Another important avenue of future research, already mentioned, concerns the need to study educational and health trajectories within and across different stages of the life course and, moreover, the degree to which such trajectories intertwine over time. For example, linking together early health status, adolescent academic failure, and later health problems is a necessary first step in linking youth and adult literatures; comparing the academic risk status across three stages of schooling (elementary, secondary, college) would also be valuable. At the same time, examining the extent to which trajectories of health problems and academic problems are interrelated across the transition to young adulthood would demonstrate the interaction among dynamic developmental trajectories in multiple domains.
Concluding Remarks
Surprisingly little research has considered the possibility that education and health, two key developmental domains of the early life course, are related to each other during adolescence.
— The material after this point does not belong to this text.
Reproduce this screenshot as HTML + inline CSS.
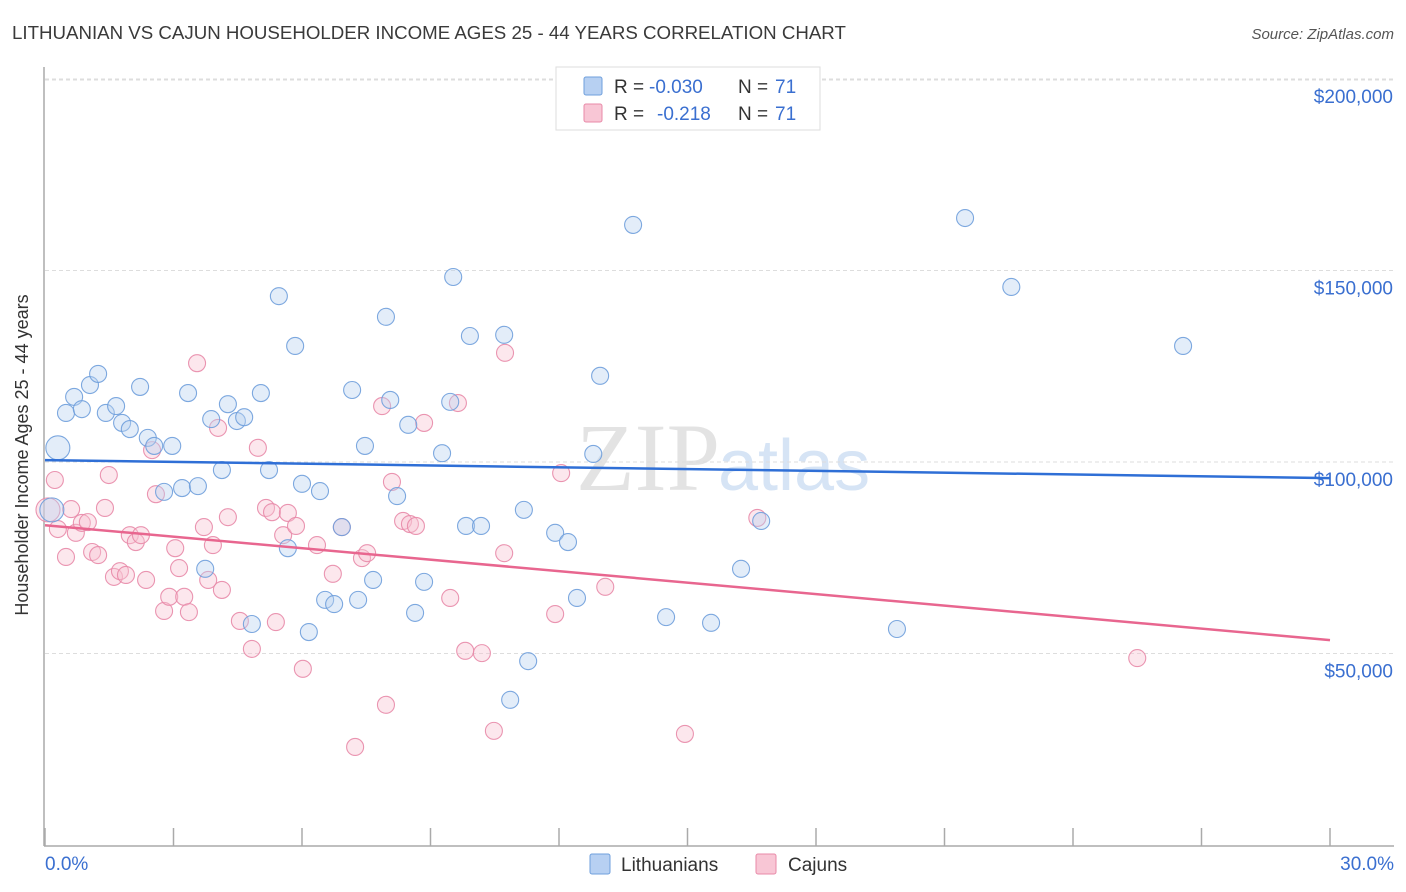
<!DOCTYPE html>
<html><head><meta charset="utf-8"><style>
body{margin:0;background:#fff;font-family:"Liberation Sans",sans-serif;}
svg{display:block}
</style></head><body>
<svg id="chart" width="1406" height="892" xmlns="http://www.w3.org/2000/svg">
<text x="12" y="39" font-size="18.7" fill="#3a3a3a">LITHUANIAN VS CAJUN HOUSEHOLDER INCOME AGES 25 - 44 YEARS CORRELATION CHART</text>
<text x="1394" y="39" font-size="15" font-style="italic" fill="#555" text-anchor="end">Source: ZipAtlas.com</text>
<text x="720" y="490" font-size="96" fill="#e3e3e3" text-anchor="end" font-family="Liberation Serif,serif">ZIP</text>
<text x="718" y="490" font-size="72" fill="#d6e4f5">atlas</text>
<g id="grid"></g><g id="axes"></g><g id="pts"></g><g id="trends"></g>
<text x="28" y="455" font-size="18" fill="#333" text-anchor="middle" transform="rotate(-90 28 455)">Householder Income Ages 25 - 44 years</text>
<g>
<rect x="556" y="67" width="264" height="63" fill="#fff" stroke="#ddd"/>
<rect x="584" y="77" width="18" height="18" fill="#b7d0f2" stroke="#6f9fdc" rx="2"/>
<rect x="584" y="104" width="18" height="18" fill="#f8c6d5" stroke="#e88aa8" rx="2"/>
<text x="614" y="93" font-size="19" fill="#333">R =</text>
<text x="649" y="93" font-size="19" fill="#3a6fd0">-0.030</text>
<text x="738" y="93" font-size="19" fill="#333">N =</text>
<text x="775" y="93" font-size="19" fill="#3a6fd0">71</text>
<text x="614" y="120" font-size="19" fill="#333">R =</text>
<text x="657" y="120" font-size="19" fill="#3a6fd0">-0.218</text>
<text x="738" y="120" font-size="19" fill="#333">N =</text>
<text x="775" y="120" font-size="19" fill="#3a6fd0">71</text>
</g>
<g>
<rect x="590" y="854" width="20" height="20" fill="#b7d0f2" stroke="#6f9fdc" rx="2"/>
<text x="621" y="871" font-size="19" fill="#333">Lithuanians</text>
<rect x="756" y="854" width="20" height="20" fill="#f8c6d5" stroke="#e88aa8" rx="2"/>
<text x="788" y="871" font-size="19" fill="#333">Cajuns</text>
</g>
</svg>
<script>
const yTicks=[50000,100000,150000,200000];
const yTickLabels=["$50,000","$100,000","$150,000","$200,000"];
const xTicks=[0,3,6,9,12,15,18,21,24,27,30];
const blueX=[0.16,0.30,0.49,0.68,0.86,1.05,1.24,1.42,1.66,1.80,1.98,2.22,2.40,2.55,2.78,2.97,3.20,3.34,3.57,3.74,3.88,4.13,4.27,4.48,4.65,4.83,5.04,5.23,5.46,5.67,5.84,6.00,6.16,6.42,6.54,6.75,6.93,7.17,7.31,7.47,7.66,7.96,8.06,8.22,8.48,8.64,8.85,9.27,9.46,9.53,9.83,9.92,10.18,10.72,11.18,11.28,10.86,11.91,12.21,12.42,12.80,12.96,13.73,14.50,15.55,16.25,16.72,19.89,21.48,22.56,26.57];
const blueY=[87.5,103.7,112.8,117.0,113.8,120.1,123.0,112.8,114.6,110.2,108.6,119.6,106.3,104.2,92.2,104.2,93.2,118.0,93.7,72.1,111.2,97.9,115.1,110.7,111.7,57.7,118.0,97.9,143.3,77.5,130.3,94.3,55.6,92.4,64.0,62.9,83.0,118.8,64.0,104.2,69.2,137.9,116.2,91.1,109.7,60.6,68.7,102.3,115.7,148.3,83.3,132.9,83.3,133.2,87.5,48.0,37.9,81.5,79.1,64.5,102.1,122.5,161.9,59.5,58.0,72.1,84.6,56.4,163.7,145.7,130.3];
const pinkX=[0.07,0.23,0.30,0.49,0.61,0.72,0.86,1.00,1.10,1.24,1.40,1.49,1.61,1.75,1.89,1.98,2.12,2.24,2.36,2.50,2.59,2.78,2.90,3.04,3.13,3.25,3.36,3.55,3.71,3.81,3.92,4.04,4.13,4.27,4.55,4.83,4.97,5.16,5.30,5.39,5.56,5.67,5.86,6.02,6.35,6.72,6.93,7.24,7.40,7.52,7.87,7.96,8.10,8.36,8.52,8.66,8.85,9.46,9.64,9.81,10.20,10.48,10.72,10.74,11.91,12.05,13.08,14.94,16.63,25.50];
const pinkY=[87.5,95.3,82.5,75.2,87.7,81.5,84.1,84.3,76.5,75.7,88.0,96.6,70.0,71.5,70.5,80.9,79.1,80.9,69.2,103.1,91.6,61.1,64.8,77.5,72.3,64.8,60.8,125.8,83.0,69.2,78.3,108.9,66.6,85.6,58.5,51.2,103.7,88.0,86.9,58.2,80.9,86.7,83.3,46.0,78.3,70.8,83.0,25.6,74.9,76.2,114.6,36.6,94.8,84.6,83.8,83.3,110.2,64.5,115.4,50.7,50.1,29.8,76.2,128.5,60.3,97.1,67.4,29.0,85.4,48.8];
const blueTrend=[100.5,95.8];
const pinkTrend=[83.5,53.5];
const NS="http://www.w3.org/2000/svg";
const xs=v=>45+v/30*1285;
const ys=k=>462-(k-100)*191.5/50;
function mk(tag,attrs,parent){const e=document.createElementNS(NS,tag);for(const k in attrs)e.setAttribute(k,attrs[k]);document.getElementById(parent).appendChild(e);return e;}
yTicks.forEach((t,i)=>{const y=ys(t/1000);
const g=mk('line',{x1:45,x2:1394,y1:y,y2:y,stroke:'#ddd','stroke-dasharray':'4 3'},'grid');


const l=mk('text',{x:1393,y:y+24,'font-size':19,fill:'#3a6fd0','text-anchor':'end'},'axes');
l.textContent=yTickLabels[i];

});
{const top=mk('line',{x1:45,x2:1394,y1:80,y2:80,stroke:'#ddd','stroke-dasharray':'4 3'},'grid');

}
const ya=mk('line',{x1:44,x2:44,y1:67,y2:846,stroke:'#aaa','stroke-width':1.5},'axes');


const xa=mk('line',{x1:44,x2:1394,y1:846,y2:846,stroke:'#aaa','stroke-width':1.5},'axes');


xTicks.forEach(t=>{const x=xs(t);
const tk=mk('line',{x1:x,x2:x,y1:828,y2:846,stroke:'#aaa','stroke-width':1.5},'axes');

});
[[0,'0.0%','start',45],[30,'30.0%','end',1394]].forEach(a=>{const l=mk('text',{x:a[3],y:870,'font-size':19,fill:'#3a6fd0','text-anchor':a[2]},'axes');
l.textContent=a[1];

});
function pts(X,Y,fill,stroke,name){X.forEach((x,i)=>{const r=(i===0||(name==='lithuanian-point'&&i===1))?12:8.5;
const c=mk('circle',{cx:xs(x),cy:ys(Y[i]),r:r,fill:fill,'fill-opacity':0.4,stroke:stroke,'stroke-width':1.1,'stroke-opacity':0.9},'pts');

});}
pts(pinkX,pinkY,'#f7c3d3','#e88aa8','cajun-point');
pts(blueX,blueY,'#b9d1f1','#6f9fdc','lithuanian-point');
const bt=mk('line',{x1:xs(0),x2:xs(30),y1:ys(blueTrend[0]),y2:ys(blueTrend[1]),stroke:'#2f6fd6','stroke-width':2.5},'trends');


const pt=mk('line',{x1:xs(0),x2:xs(30),y1:ys(pinkTrend[0]),y2:ys(pinkTrend[1]),stroke:'#e8668f','stroke-width':2.5},'trends');


</script>
</body></html>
As one of the first studies to explore this possibility in a national-level quantitative framework, this preliminary study provides answers to some old questions but, simultaneously, presents new questions. Our use of the social epidemiological framework to better understand one key adolescent problem suggests that the general study of social problems can benefit from considering how multiple domains of adjustment and functioning come together within a complex tapestry of social contexts, at both the micro- and macro-levels. This study also demonstrates how adolescent research fits into the broader area of social problems. Adolescent phenomena are important because they potentially reveal the origins of social inequalities in later stages of the life course or in society as a whole. Finally, the significance of this study is practical as well as conceptual. Identifying academic risks and the contexts in which these risks are exacerbated or assuaged helps tailor interventions for particular student groups and promote the overall functioning of the educational system.